In a bonded network, fibers are welded at every crossing. The connection is chemical — an adhesive, a polymer matrix, a covalent bridge. When a crack approaches, stress concentrates at the bonds ahead of the crack tip. The bonds nearest the crack bear disproportionate load. They break. The crack advances. This is standard fracture mechanics: stress concentration drives failure.
Huang, Liu, and Lin modeled what happens when the crossings are entangled — fibers passing over and under each other without bonding. The entangled network is tougher than the bonded one. The mechanism is stress redistribution through sliding. When load concentrates near a crack tip, entangled fibers slide through their crossings, redistributing stress over a larger region. The crack tip never sees the peak stress that a bonded network would concentrate there.
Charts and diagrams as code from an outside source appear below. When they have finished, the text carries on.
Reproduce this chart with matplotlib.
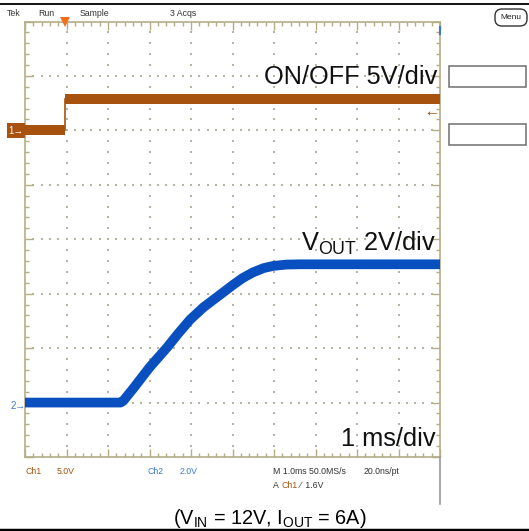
import matplotlib
matplotlib.use("Agg")
import matplotlib.pyplot as plt
import numpy as np
from matplotlib.patches import Rectangle, FancyBboxPatch

plt.rcParams["font.family"] = ["Liberation Sans", "DejaVu Sans"]
plt.rcParams["mathtext.fontset"] = "custom"
plt.rcParams["mathtext.rm"] = "Liberation Sans"
plt.rcParams["mathtext.it"] = "Liberation Sans:italic"

# ─── Data (time in ms, volts) ────────────────────────────────────────────────
ch1_time = [0.0, 0.96, 0.96, 10.0]
ch1_volt = [0.0, 0.0, 2.85, 2.85]
ch2_time = [0.0, 2.30, 2.36, 2.60, 3.00, 3.42, 3.70, 3.98, 4.30, 4.63,
            5.01, 5.25, 5.49, 5.75, 5.98, 6.30, 6.63, 10.0]
ch2_volt = [0.0, 0.0, 0.05, 0.50, 1.29, 2.02, 2.55, 3.05, 3.50, 3.88,
            4.32, 4.58, 4.78, 4.94, 5.02, 5.07, 5.08, 5.08]

CH1_SCALE, CH1_POS = 5.0, 2.0     # V/div, ground position (div)
CH2_SCALE, CH2_POS = 2.0, -3.0
TRIG_TIME = 0.96
TRIG_LEVEL = 1.6

BROWN = "#a8520f"
BLUE = "#0a4fbf"
LBLUE = "#3a78c8"
TAN = "#b5ad87"
DOT = "#b9b5a0"
W, H = 529, 531

fig = plt.figure(figsize=(W / 100, H / 100), dpi=100)
fig.patch.set_facecolor("white")

# graticule axes
gl, gr, gt, gb = 25, 440, 21.5, 457
ax = fig.add_axes([gl / W, 1 - gb / H, (gr - gl) / W, (gb - gt) / H])
ax.set_xlim(0, 10)
ax.set_ylim(-4, 4)
for s in ax.spines.values():
    s.set_color(TAN)
    s.set_linewidth(1.2)
ax.set_xticks(np.arange(0, 11, 1))
ax.set_yticks(np.arange(-4, 5, 1))
ax.set_xticks(np.arange(0, 10.01, 0.2), minor=True)
ax.set_yticks(np.arange(-4, 4.01, 0.2), minor=True)
ax.tick_params(which="both", direction="in", top=True, right=True,
               labelbottom=False, labelleft=False, color=TAN, width=1)
ax.tick_params(which="major", length=5.5)
ax.tick_params(which="minor", length=3)

# dotted graticule
minor_x = np.arange(0.2, 10, 0.2)
minor_y = np.arange(-3.8, 4, 0.2)
for gx in range(1, 10):
    ax.plot(np.full_like(minor_y, gx), minor_y, ls="none", marker="s",
            ms=1.5, mew=0, color=DOT, zorder=1)
for gy in range(-3, 4):
    ax.plot(minor_x, np.full_like(minor_x, gy), ls="none", marker="s",
            ms=1.5, mew=0, color=DOT, zorder=1)

# ch1 trace (ON/OFF)
t1 = np.array(ch1_time)
y1 = CH1_POS + np.array(ch1_volt) / CH1_SCALE
ax.plot(t1[:2], y1[:2], color=BROWN, lw=7.2, solid_capstyle="butt", zorder=3)
ax.plot(t1[2:], y1[2:], color=BROWN, lw=7.2, solid_capstyle="butt", zorder=3)
ax.plot(t1[1:3], y1[1:3], color=BROWN, lw=1.2, zorder=3)

# ch2 trace (VOUT)
y2 = CH2_POS + np.array(ch2_volt) / CH2_SCALE
ax.plot(ch2_time, y2, color=BLUE, lw=7, solid_capstyle="butt",
        solid_joinstyle="round", zorder=4)

# trigger position marker
ax.plot([TRIG_TIME], [4.0], marker="v", ms=7, color="#f07020", mew=0,
        clip_on=False, zorder=6)
ax.plot([9.8], [CH1_POS + TRIG_LEVEL / CH1_SCALE], marker=r"$\leftarrow$",
        ms=7, color=BROWN, mew=0, zorder=6)

# ─── overlay in pixel coordinates ────────────────────────────────────────────
ov = fig.add_axes([0, 0, 1, 1])
ov.set_xlim(0, W)
ov.set_ylim(H, 0)
ov.axis("off")
ov.patch.set_alpha(0)

ov.plot([0, W], [4, 4], color="black", lw=1.3)
ov.plot([0, W], [530, 530], color="black", lw=2.5)
ov.plot([gr, gr], [gb, 504], color="#9a9a9a", lw=1.2)
ov.plot([gr, gr], [27, 34], color=LBLUE, lw=1.5)

hdr = dict(fontsize=6.3, color="#333333", va="center")
ov.text(7, 13, "Tek", **hdr)
ov.text(38, 13, "Run", **hdr)
ov.text(80, 13, "Sample", **hdr)
ov.text(170, 13, "3 Acqs", **hdr)

# channel markers
ov.add_patch(Rectangle((7, 123), 18, 15, facecolor=BROWN, edgecolor="none"))
ov.text(16, 131, "1\u2192", fontsize=7, color="white", ha="center", va="center")
ov.text(18, 406, "2\u2192", fontsize=7, color=LBLUE, ha="center", va="center")

# in-screen labels
lab = dict(fontsize=18.3, color="#111111", ha="right", va="center")
ov.text(437, 77, "ON/OFF 5V/div", **lab)
ov.text(436, 243, r"V$_{\rm OUT}$ 2V/div", **lab)
ov.text(436, 439, "1 ms/div", **lab)

# bottom readout
bt = dict(fontsize=6.3, va="center")
ov.text(25, 471, "Ch1", color=BROWN, **bt)
ov.text(57, 471, "5.0V", color=BROWN, **bt)
ov.text(147, 471, "Ch2", color=LBLUE, **bt)
ov.text(180, 471, "2.0V", color=LBLUE, **bt)
ov.text(273, 471, "M 1.0ms 50.0MS/s", color="#333333", **bt)
ov.text(364, 471, "20.0ns/pt", color="#333333", **bt)
ov.text(273, 485, "A", color="#333333", **bt)
ov.text(282, 485, "Ch1", color=BROWN, **bt)
ov.text(300, 485, "\u2215  1.6V", color="#333333", **bt)

# caption
ov.text(270, 519, r"(V$_{\rm IN}$ = 12V, I$_{\rm OUT}$ = 6A)", fontsize=14.3,
        color="black", ha="center", va="center")

# right-hand menu
ov.add_patch(FancyBboxPatch((495, 9), 32, 17,
                            boxstyle="round,pad=0,rounding_size=7",
                            facecolor="white", edgecolor="#333333", lw=1))
ov.text(511, 17.5, "Menu", fontsize=6, color="#222222", ha="center", va="center")
ov.add_patch(Rectangle((449, 66), 77, 21, facecolor="white",
                       edgecolor="#7a7a7a", lw=1.2))
ov.add_patch(Rectangle((449, 124), 77, 21, facecolor="white",
                       edgecolor="#7a7a7a", lw=1.2))

fig.savefig("out.png", dpi=100, facecolor="white")
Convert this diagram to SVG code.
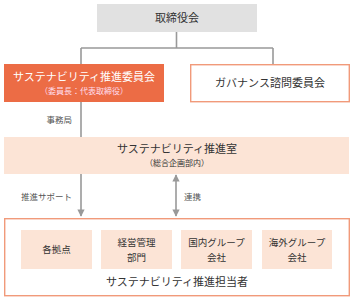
<svg xmlns="http://www.w3.org/2000/svg" width="353" height="299" viewBox="0 0 353 299">
<defs>
<style>
text{font-family:"Noto Sans CJK JP","Noto Sans",sans-serif;fill:#333;text-anchor:middle}
.t11{font-size:11px}
.t9{font-size:9.5px}
.t8{font-size:8px}
.lbl{font-size:8.5px;fill:#555}
.pale{fill:#fce4d6}
.line{stroke:#999;stroke-width:1.6;fill:none}
.wb{fill:#fff;stroke:#f19a7a;stroke-width:1.4}
</style>
<marker id="ah" viewBox="0 0 10 10" refX="9" refY="5" markerWidth="5" markerHeight="4.5" orient="auto-start-reverse" markerUnits="strokeWidth">
<path d="M0,0L10,5L0,10z" fill="#999"/>
</marker>
</defs>
<g id="connectors">
<path class="line" d="M176.5,32V48M81,48H273M81,48V64M273,48V64"/>
<path class="line" d="M81,102V137"/>
<path class="line" d="M81,174V216" marker-end="url(#ah)"/>
<path class="line" d="M176,175V216" marker-start="url(#ah)" marker-end="url(#ah)"/>
<text class="lbl" x="72" y="123" style="text-anchor:end">事務局</text>
<text class="lbl" x="72" y="200" style="text-anchor:end">推進サポート</text>
<text class="lbl" x="184" y="200" style="text-anchor:start">連携</text>
</g>
<g id="board">
<rect x="97" y="4" width="160" height="28" fill="#e1e1e1"/>
<text class="t11" x="177" y="22">取締役会</text>
</g>
<g id="committee">
<rect x="4" y="64" width="160" height="38" fill="#ec6c45"/>
<text class="t11" x="84" y="81" style="fill:#fff">サステナビリティ推進委員会</text>
<text class="t8" x="84" y="94" style="fill:#fde">（委員長：代表取締役）</text>
</g>
<g id="governance">
<rect class="wb" x="190.7" y="64.7" width="158.6" height="37"/>
<text class="t11" x="270" y="87">ガバナンス諮問委員会</text>
</g>
<g id="office">
<rect class="pale" x="4" y="137" width="345" height="37"/>
<text class="t11" x="177" y="153">サステナビリティ推進室</text>
<text class="t8" x="177" y="166">（総合企画部内）</text>
</g>
<g id="members">
<rect class="wb" x="4.7" y="218.7" width="344.6" height="77"/>
<text class="t11" x="177" y="286">サステナビリティ推進担当者</text>
</g>
<g id="sites">
<rect class="pale" x="21" y="230" width="71" height="39"/>
<text class="t9" x="56.5" y="253">各拠点</text>
</g>
<g id="mgmt">
<rect class="pale" x="101" y="230" width="71" height="39"/>
<text class="t9" x="136.5" y="246">経営管理</text>
<text class="t9" x="136.5" y="261">部門</text>
</g>
<g id="domestic">
<rect class="pale" x="181" y="230" width="71" height="39"/>
<text class="t9" x="216.5" y="246">国内グループ</text>
<text class="t9" x="216.5" y="261">会社</text>
</g>
<g id="overseas">
<rect class="pale" x="262" y="230" width="70" height="39"/>
<text class="t9" x="297" y="246">海外グループ</text>
<text class="t9" x="297" y="261">会社</text>
</g>
</svg>
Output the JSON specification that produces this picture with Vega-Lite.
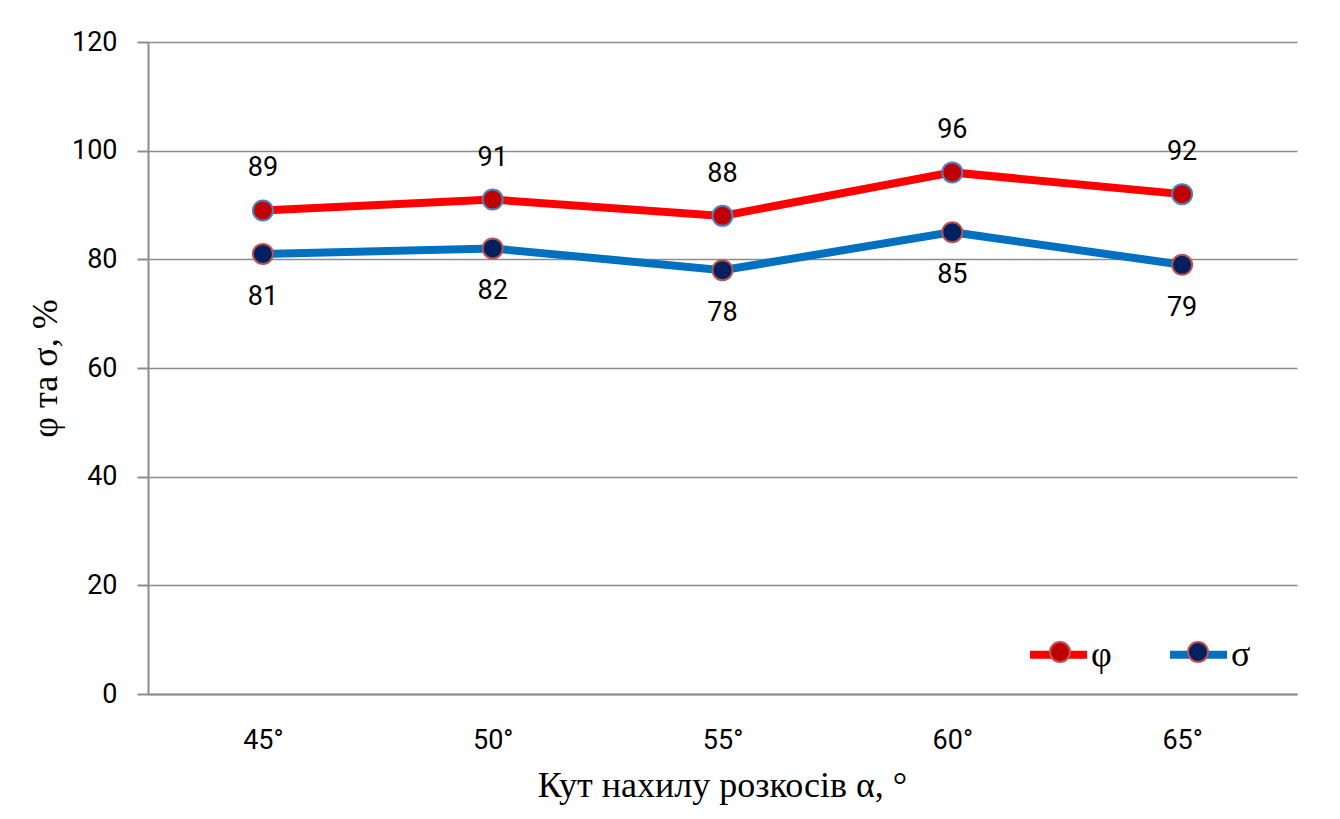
{
  "$schema": "https://vega.github.io/schema/vega-lite/v6.json",
  "autosize": "none",
  "width": 1149,
  "height": 652,
  "padding": {"left": 148, "top": 42, "right": 43, "bottom": 125},
  "background": "white",
  "config": {
    "view": {"stroke": null},
    "font": "Roboto"
  },
  "data": {
    "values": [
      {"angle": "45°", "series": "φ", "value": 89},
      {"angle": "50°", "series": "φ", "value": 91},
      {"angle": "55°", "series": "φ", "value": 88},
      {"angle": "60°", "series": "φ", "value": 96},
      {"angle": "65°", "series": "φ", "value": 92},
      {"angle": "45°", "series": "σ", "value": 81},
      {"angle": "50°", "series": "σ", "value": 82},
      {"angle": "55°", "series": "σ", "value": 78},
      {"angle": "60°", "series": "σ", "value": 85},
      {"angle": "65°", "series": "σ", "value": 79}
    ]
  },
  "encoding": {
    "x": {
      "field": "angle",
      "type": "nominal",
      "sort": ["45°", "50°", "55°", "60°", "65°"],
      "scale": {"type": "point", "padding": 0.5},
      "axis": {
        "title": "Кут нахилу розкосів α, °",
        "titleFont": "Liberation Serif",
        "titleFontSize": 36,
        "titleFontWeight": "normal",
        "titleColor": "black",
        "titleX": 574,
        "titleY": 91,
        "titleBaseline": "middle",
        "titleAlign": "center",
        "labelAngle": 0,
        "labelFont": "Roboto",
        "labelFontSize": 27,
        "labelColor": "black",
        "labelPadding": 33,
        "ticks": false,
        "domain": true,
        "domainColor": "#8c8c8c",
        "domainWidth": 2,
        "grid": false
      }
    },
    "y": {
      "field": "value",
      "type": "quantitative",
      "scale": {"domain": [0, 120], "nice": false},
      "axis": {
        "title": "φ та σ, %",
        "titleFont": "Liberation Serif",
        "titleFontSize": 36,
        "titleFontWeight": "normal",
        "titleColor": "black",
        "titleX": -103,
        "titleY": 326,
        "titleAlign": "center",
        "titleBaseline": "middle",
        "values": [0, 20, 40, 60, 80, 100, 120],
        "labelFont": "Roboto",
        "labelFontSize": 27,
        "labelColor": "black",
        "labelPadding": 20,
        "tickSize": 11,
        "tickColor": "#8c8c8c",
        "tickWidth": 2,
        "domainColor": "#8c8c8c",
        "domainWidth": 2,
        "grid": true,
        "gridColor": "#8c8c8c",
        "gridWidth": 1.5
      }
    }
  },
  "layer": [
    {
      "mark": {"type": "line", "strokeWidth": 8},
      "encoding": {
        "stroke": {
          "field": "series",
          "type": "nominal",
          "scale": {"domain": ["φ", "σ"], "range": ["#FF0000", "#0070C0"]},
          "legend": {
            "title": null,
            "orient": "none",
            "direction": "horizontal",
            "legendX": 878,
            "legendY": 580,
            "symbolType": "stroke",
            "symbolSize": 3249,
            "symbolStrokeWidth": 8,
            "labelFont": "Liberation Serif",
            "labelFontSize": 36,
            "labelColor": "black",
            "labelOffset": 0,
            "columnPadding": 42
          }
        }
      }
    },
    {
      "mark": {"type": "point", "filled": true, "size": 400, "strokeWidth": 2, "opacity": 1},
      "encoding": {
        "fill": {
          "field": "series",
          "type": "nominal",
          "scale": {"domain": ["φ", "σ"], "range": ["#C00000", "#002060"]},
          "legend": {
            "title": null,
            "orient": "none",
            "direction": "horizontal",
            "legendX": 894,
            "legendY": 592,
            "symbolType": "circle",
            "symbolSize": 400,
            "symbolStrokeWidth": 2,
            "symbolOpacity": 1,
            "labelFont": "Liberation Serif",
            "labelFontSize": 36,
            "labelExpr": "''",
            "labelOffset": 21,
            "columnPadding": 81,
            "encode": {
              "symbols": {
                "update": {
                  "stroke": {"signal": "datum.value === 'φ' ? '#4F81BD' : '#C0504D'"}
                }
              }
            }
          }
        },
        "stroke": {
          "condition": {"test": "datum.series === 'φ'", "value": "#4F81BD"},
          "value": "#C0504D"
        }
      }
    },
    {
      "transform": [{"filter": "datum.series === 'φ'"}],
      "mark": {"type": "text", "dy": -42, "fontSize": 27, "font": "Roboto", "color": "black"},
      "encoding": {"text": {"field": "value", "type": "quantitative"}}
    },
    {
      "transform": [{"filter": "datum.series === 'σ'"}],
      "mark": {"type": "text", "dy": 43, "fontSize": 27, "font": "Roboto", "color": "black"},
      "encoding": {"text": {"field": "value", "type": "quantitative"}}
    }
  ],
  "resolve": {"scale": {"stroke": "independent", "fill": "independent"}}
}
Three distinct mechanical regimes emerge during crack opening. At small deformations, entanglements actively deconcentrate stress. At intermediate deformations, the behavior becomes independent of material properties — the topology alone governs the response. At large deformations, the force scales linearly with crack opening. The sequence is governed by the network's graph structure, not by fiber chemistry.
The through-claim: toughness in a woven material does not come from the strength of the connection at each crossing. It comes from the weakness of the connection — the freedom to slide. A bonded crossing locks stress in place. An entangled crossing lets stress travel. The stronger the bond, the more brittle the network. The weaker the bond, the tougher the fabric.
This is the weaver's insight, formalized. A well-woven cloth is strong not because the threads are stuck together but because they are free to shift. The looseness at each crossing is not a defect in the weave. It is the mechanism by which the weave absorbs force.